The three-story complex at 6480 Watergate Lane will offer 43 one-bedroom apartments, 23 two-bedroom apartments and 14 three-bedroom apartments. People with mobility impairments will have access to 20 of those units and eight units will be specifically designed for people with hearing and/or vision impairments.
Demographic set asides for the development require at least 50 percent of the tenants to be homeless and 50 percent to be disabled. Twenty percent of those tenants are also required to be chronically homeless.
Bottom line: Most of the tenants will be homeless and disabled in some way, but not necessarily all.
Matovina says once construction is finished the Homeless Coalition will evaluate applicants and their needs before referring them to Village at Hyde Park.
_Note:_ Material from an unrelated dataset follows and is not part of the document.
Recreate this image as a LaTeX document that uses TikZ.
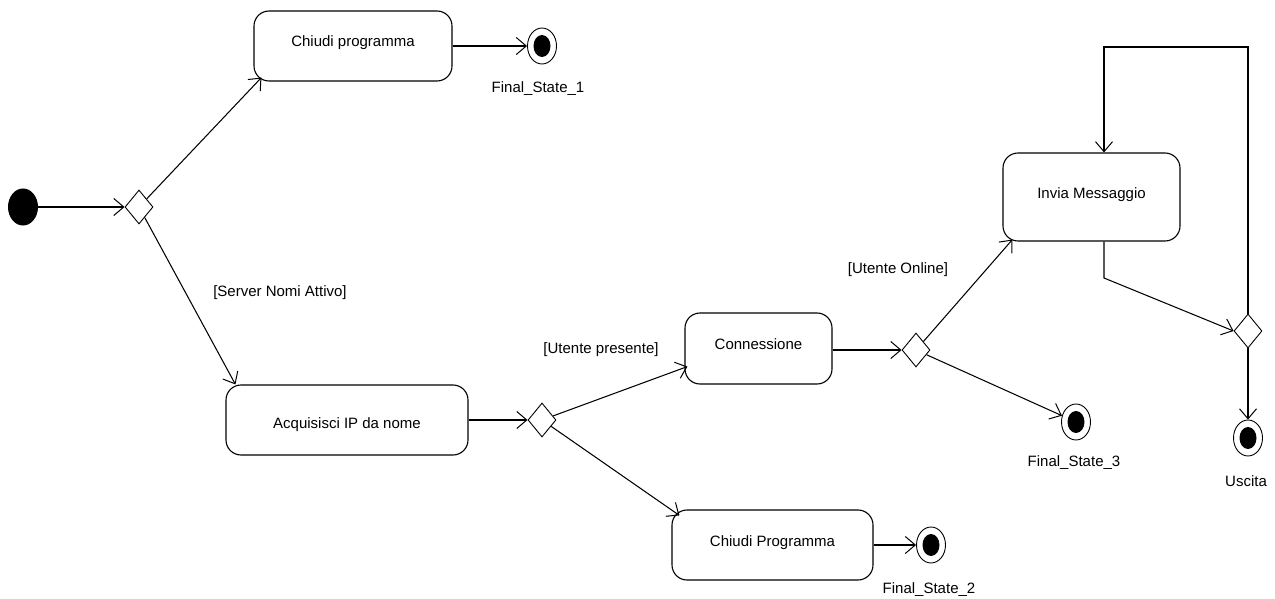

“Our only requirement, for somebody to live here, is that they sign a lease and they abide by the terms of the lease,” he said. “So we’re not necessarily here to change their habits, we’re here to provide them with a home. And as long as they follow the rules of the lease and do what they’re supposed to do they can continue to live her.”
Residents will typically pay 30 percent of their income, according to Matovina.
“In the beginning, if they have no income, we have other resources to help supplement their rent,” he said. “And then ultimately we hope to bring some services in so perhaps if they’re disabled we’d be able to get them some SSDI income. But their rents could be as low as $200 to $300 a month.”
“Most homeless people are unable to work, and so we don’t necessarily have a requirement that people search for work,” Matovina added. “When we bring them in, based on their assessment, there could be some related requirements, but, for the most part, a lot of homeless people are just unable to work because of their disabilities.”
Otherwise, leases at Village at Hyde Park will be like leases at any other apartment complex. If they do something illegal they can be evicted.
The cost of rent will be based on Housing and Urban Development’s annual income and rent limits for tax credit projects in Duval County.
Most of the tenants will have case managers, and they will be notified if the tenant doesn’t pay rent or does something wrong. While officials say Ability Housing will be lenient and forgiving when it comes to rent, they won’t let someone live there indefinitely without paying.
“The old model of dealing with homeless people was to put them in a transitional housing situation and then try to bring in people to get them to change their behavior. But there was a time limit to that program and if they weren’t able to turn themselves around in that time limit they just ended up back on the street,” Matovina said. “Although that model had some success rate, the housing first model is a much better model for dealing with the chronically homeless. Because when you put them in a house they have a sense of security. They’ve got a one year lease, now they can start to embrace the services that they need to change their life.”
The 5.17 acre property Village at Hyde Park will be built on was bought by Ability Housing for $450,000 in December of 2017. The project architect is Forum Architecture & Interior Design and Sauer Incorporated is the general contractor.
“The health of our state, local communities and our future prosperity are on the line when Floridians lack access to affordable housing,” said Mel Martinez, Chairman of the Southeast U.S. and Latin America for JPMorgan Chase & Co., retired U.S. Senator from Florida and the 12th Secretary of Housing and Urban Development. “We’re investing in this region because we see local leaders and organizations like Ability Housing working together to increase affordable housing options for local residents.”
JPMorgan Chase has invested more than $700,000 in Ability Housing over the last four years to support their affordable housing programs in Florida.
Construction on Village at Hyde Park is scheduled to begin in November and work is expected to be finished within 12 months.